A promontory fort works by treating the land itself as most of the defence, with only the narrow landward neck requiring artificial barriers. At Dún Fiachrach, that neck is fortified in depth. The innermost stone wall, built in random coursed limestone drystone masonry, still stands to 1.7 metres in places, with a defined entrance 1.1 metres wide set 6 metres from the northern edge. A berm, a flat ledge of ground separating a wall from its accompanying ditch, runs 2.5 metres wide before giving way to a fosse, a defensive ditch, that is 2.3 metres deep and 7 metres across, with a causeway just under 2 metres wide crossing it. Beyond this again, a second, shorter stone wall once stood, though most of it has since collapsed into the sea, taking its own external fosse with it. Further east still, earthen banks and traces of ditches continue the sequence. The antiquarian T. J. Westropp described the defences in 1912, and the deterioration since his account has been considerable; the ends of the inner wall, for instance, have crumbled away at both edges, leaving only low grassed banks where dressed stone once stood.
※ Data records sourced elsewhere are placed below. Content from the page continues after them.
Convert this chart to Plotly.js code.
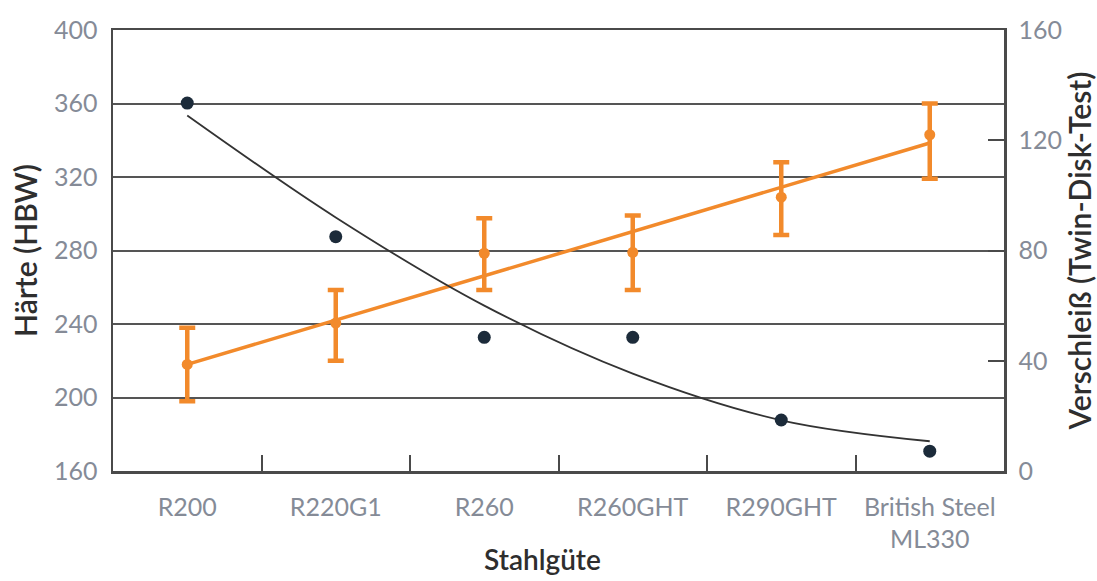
<!DOCTYPE html>
<html>
<head>
<meta charset="utf-8">
<script src="https://cdn.plot.ly/plotly-3.0.1.min.js"></script>
<style>html,body{margin:0;padding:0;background:#fff;}#chart{width:1097px;height:581px;}</style>
</head>
<body>
<div id="chart"></div>
<script>
// Categories (steel grades)
const categories = ["R200", "R220G1", "R260", "R260GHT", "R290GHT", "British Steel<br>ML330"];
// Hardness (HBW), left axis
const hardness = [218, 240.5, 278.5, 279, 309, 343];
const hardnessErrPlus = [20, 18, 19, 20, 19, 17];
const hardnessErrMinus = [20, 20.5, 20, 20.5, 20.5, 24];
// Hardness linear trend (read at first and last category)
const hardnessTrendX = ["R200", "British Steel<br>ML330"];
const hardnessTrend = [218, 338.5];
// Wear (Twin-Disk-Test), right axis
const wear = [133.5, 85, 48.5, 48.5, 18.5, 7.2];
// Wear trend curve (read at each category)
const wearTrend = [129, 92, 60, 35.3, 18.4, 10.8];

const orange = "#F28A2B";
const dark = "#1C2B3A";
const tickColor = "#858B97";
const titleColor = "#2E2E2E";
const lineColor = "#4A4A4A";
const fontFam = "Lato, 'Open Sans', sans-serif";

const traces = [
  {
    x: categories, y: wearTrend, yaxis: "y2", type: "scatter", mode: "lines",
    line: {color: "#333333", width: 1.8, shape: "spline", smoothing: 1},
    hoverinfo: "skip", showlegend: false
  },
  {
    x: categories, y: wear, yaxis: "y2", type: "scatter", mode: "markers",
    marker: {color: dark, size: 13}, showlegend: false
  },
  {
    x: hardnessTrendX, y: hardnessTrend, type: "scatter", mode: "lines",
    line: {color: orange, width: 3.5}, showlegend: false
  },
  {
    x: categories, y: hardness, type: "scatter", mode: "markers",
    marker: {color: orange, size: 11},
    error_y: {type: "data", symmetric: false, array: hardnessErrPlus, arrayminus: hardnessErrMinus,
              color: orange, thickness: 4.5, width: 8},
    showlegend: false
  }
];

const layout = {
  width: 1097, height: 581,
  margin: {l: 113, r: 93, t: 30, b: 110},
  paper_bgcolor: "#ffffff", plot_bgcolor: "#ffffff",
  font: {family: fontFam, color: tickColor},
  xaxis: {
    type: "category",
    range: [-0.5, 5.5],
    showline: true, linecolor: lineColor, linewidth: 2.5, mirror: true,
    ticks: "inside", tickson: "boundaries", ticklen: 16, tickwidth: 2, tickcolor: lineColor,
    showgrid: false, zeroline: false,
    tickfont: {size: 25, color: tickColor, family: fontFam},
    ticklabelstandoff: 12
  },
  yaxis: {
    range: [160, 400], tick0: 160, dtick: 40,
    showline: true, linecolor: lineColor, linewidth: 2.5,
    showgrid: true, gridcolor: "#555555", gridwidth: 2,
    zeroline: false, ticks: "",
    tickfont: {size: 25, color: tickColor, family: fontFam},
    ticklabelstandoff: 8,
    title: {text: "Härte (HBW)", font: {size: 30, color: titleColor, family: fontFam, weight: 600}, standoff: 8}
  },
  yaxis2: {
    overlaying: "y", side: "right",
    range: [0, 160], tick0: 0, dtick: 40,
    showline: true, linecolor: lineColor, linewidth: 2.5,
    showgrid: false, zeroline: false,
    ticks: "inside", ticklen: 16, tickwidth: 2, tickcolor: lineColor,
    tickfont: {size: 25, color: tickColor, family: fontFam},
    ticklabelstandoff: 7,
    title: {text: "Verschleiß (Twin-Disk-Test)", font: {size: 30, color: titleColor, family: fontFam, weight: 600}, standoff: 10}
  },
  annotations: [{
    text: "Stahlgüte", xref: "paper", yref: "paper", x: 0.482, y: -0.2,
    xanchor: "center", yanchor: "middle", showarrow: false,
    font: {size: 28, color: titleColor, family: fontFam, weight: 600}
  }],
  showlegend: false
};

Plotly.newPlot("chart", traces, layout, {staticPlot: true});
</script>
</body>
</html>
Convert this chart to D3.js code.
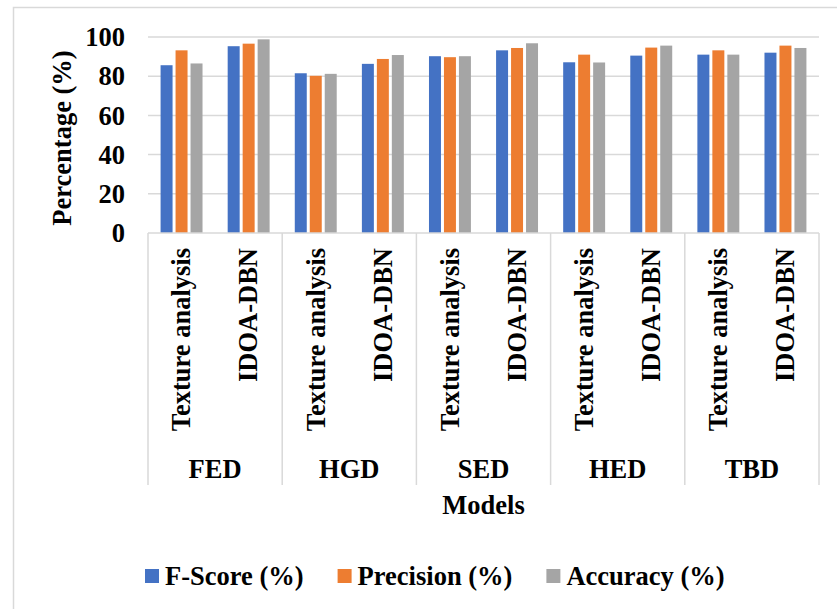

Inside the defences, the interior stretches 110 metres long and up to 40 metres wide. The ground is level towards the west but slopes downward as it approaches the landward barriers. Across much of the interior, the faint ridges and furrows of old lazybeds are still visible, the characteristic ridge-and-furrow pattern left by hand cultivation of potatoes. Some of these cultivation traces run directly to the cliff edge, hinting at ongoing coastal erosion that has already swallowed portions of the site. Two coves flank the headland below, reachable from just outside the fortified neck, and a freshwater stream runs down the cliff face nearby. This part of the Mullet coast holds at least two other fortified headlands in close proximity, suggesting that whoever used and defended these places did so as part of a wider pattern of territorial control along one of Ireland's more remote Atlantic coastlines.